Picture of the Sun using a "neutrino camera", the giant Super-Kamiokande neutrino detector in Japan.
So, how accurate is the science of 2012? Well, not very, I’m afraid. First, it is absolutely true that the Sun produces tremendous numbers of neutrinos and that many of them hit the Earth. A common statistic to set the scale is that trillions of neutrinos from the Sun pass through the nail on your pinkie finger (about 1 sq. cm.) every second! That’s a lot of neutrinos, but the key is that they pass right through. And most of them pass right through the Earth’s core as well like it isn’t even there, moving on toward distant reaches of the galaxy with little to impede their journey.
I said most pass right through, because a small fraction of the neutrinos from the Sun certainly do interact with materials on Earth and deposit tiny amounts of energy. If they didn’t, then we would have no way of knowing they were there. I know the energy deposited by an interacting neutrino is impressively tiny, but I became curious about the temperature change that might be caused by a neutrino from the Sun interacting at Earth – exactly how far is it from making water boil?
So here’s the simplistic calculation that I did. The Super-Kamiokande neutrino detector in Japan is an enormous tank that holds about 25,000 tons of water. When a neutrino interacts with a hydrogen or oxygen nucleus in the water, the interaction gives off light which is detected. A neutrino from the sun typically contains around 10 MeV of energy. MeV is just a unit of energy measurement and 10 MeV is equal to about 16E-13 joules – a tiny amount.
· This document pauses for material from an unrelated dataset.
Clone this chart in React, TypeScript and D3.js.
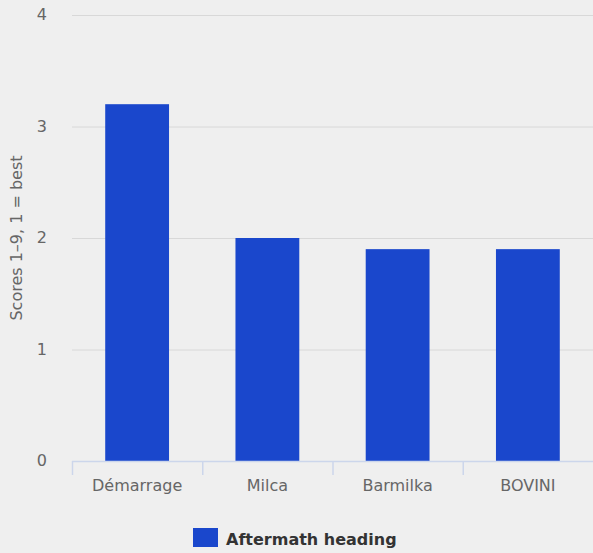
import React from "react";
import * as d3 from "d3";

const categories = ["Démarrage", "Milca", "Barmilka", "BOVINI"];
const values = [3.2, 2.0, 1.9, 1.9];
const yTicks = [0, 1, 2, 3, 4];
const seriesName = "Aftermath heading";
const yTitle = "Scores 1–9, 1 = best";

const W = 593;
const H = 553;
const FONT = "'DejaVu Sans', 'Lucida Grande', sans-serif";

export default function App() {
  const left = 72;
  const right = 593;
  const top = 15;
  const bottom = 461;
  const x = d3.scaleBand<string>().domain(categories).range([left, right]).paddingInner(0).paddingOuter(0);
  const y = d3.scaleLinear().domain([0, 4]).range([bottom, top]);
  const barW = x.bandwidth() * 0.49;
  const color = "#1a47cc";

  return (
    <svg width={W} height={H} style={{ position: "absolute", left: 0, top: 0, background: "#efefef" }}>
      <rect x={0} y={0} width={W} height={H} fill="#efefef" />
      {yTicks.map((t) => (
        <g key={t}>
          {t > 0 && <line x1={left} x2={right} y1={y(t) + 0.5} y2={y(t) + 0.5} stroke="#d8d8d8" strokeWidth={1} />}
          <text x={47} y={y(t) + 5} textAnchor="end" fontFamily={FONT} fontSize={16} fill="#666">
            {t}
          </text>
        </g>
      ))}
      <text
        transform={`translate(22,${(top + bottom) / 2}) rotate(-90)`}
        textAnchor="middle"
        fontFamily={FONT}
        fontSize={16}
        fill="#666"
      >
        {yTitle}
      </text>
      {categories.map((c, i) => (
        <rect
          key={c}
          x={(x(c) as number) + (x.bandwidth() - barW) / 2}
          y={y(values[i])}
          width={barW}
          height={y(0) - y(values[i])}
          fill={color}
        />
      ))}
      <line x1={left} x2={right} y1={bottom + 0.5} y2={bottom + 0.5} stroke="#ccd6eb" strokeWidth={1.5} />
      {categories.map((c) => (
        <line
          key={"t" + c}
          x1={(x(c) as number) + 0.5}
          x2={(x(c) as number) + 0.5}
          y1={bottom}
          y2={bottom + 14}
          stroke="#ccd6eb"
          strokeWidth={1.5}
        />
      ))}
      {categories.map((c) => (
        <text
          key={"l" + c}
          x={(x(c) as number) + x.bandwidth() / 2}
          y={bottom + 30}
          textAnchor="middle"
          fontFamily={FONT}
          fontSize={16}
          fill="#666"
        >
          {c}
        </text>
      ))}
      <rect x={193} y={528} width={25} height={19} fill={color} />
      <text x={226} y={545} fontFamily={FONT} fontSize={16} fontWeight="bold" fill="#333">
        {seriesName}
      </text>
    </svg>
  );
}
So I made the simplifying assumption that all of the energy from the neutrino goes into heat energy in the water to estimate the temperature increase of the water in Super-Kamiokande due to a single neutrino interaction. I used the specific heat formula from an old physics textbook:
change in Temperature = [(energy added) / (specific heat of H2O) x (mass H2O)]
T = (16E-13 J) / [(4180 J/kg*K) x (25,000,000 kg)] = 1.5E-23 K = 1.5E-23 degrees Celsius
Wow, okay, so assuming I didn’t screw that up (an enormous assumption) that indicates that each neutrino interaction increases the temperature of the water by about a 100 billionth of a trillionth of a degree. I think Super-Kamiokande sees about 4,000 solar neutrino events per year. So assuming no heat is dissipated (but it is), that’s an increase by 6E-20 degrees Celsius a year (0.00000000000000000006 C). You can see that it will take a whole lot more than a doubling of the solar neutrino rate to make a measurable change in the temperature of the detector, much less make water boil! I’m pretty sure we’re safe from this particular form of Armageddon.
I think seeing major players from our theories of fundamental physics, like neutrinos and antimatter, show up on the big screen is pretty fun. Its true that the science of these movie plots is usually far from accurate, but if it gets anyone asking questions like “Is antimatter real?”, or “What are neutrinos and do they really come from the Sun?”, then I’m not inclined to complain too loudly. Its interesting that, in these examples at least, the particles are all a threat to humans, but I suppose that’s Hollywood. For now, I’m inclined to keep thinking that “all press is good press”. Anyone know of a movie where subatomic particles magically save the world?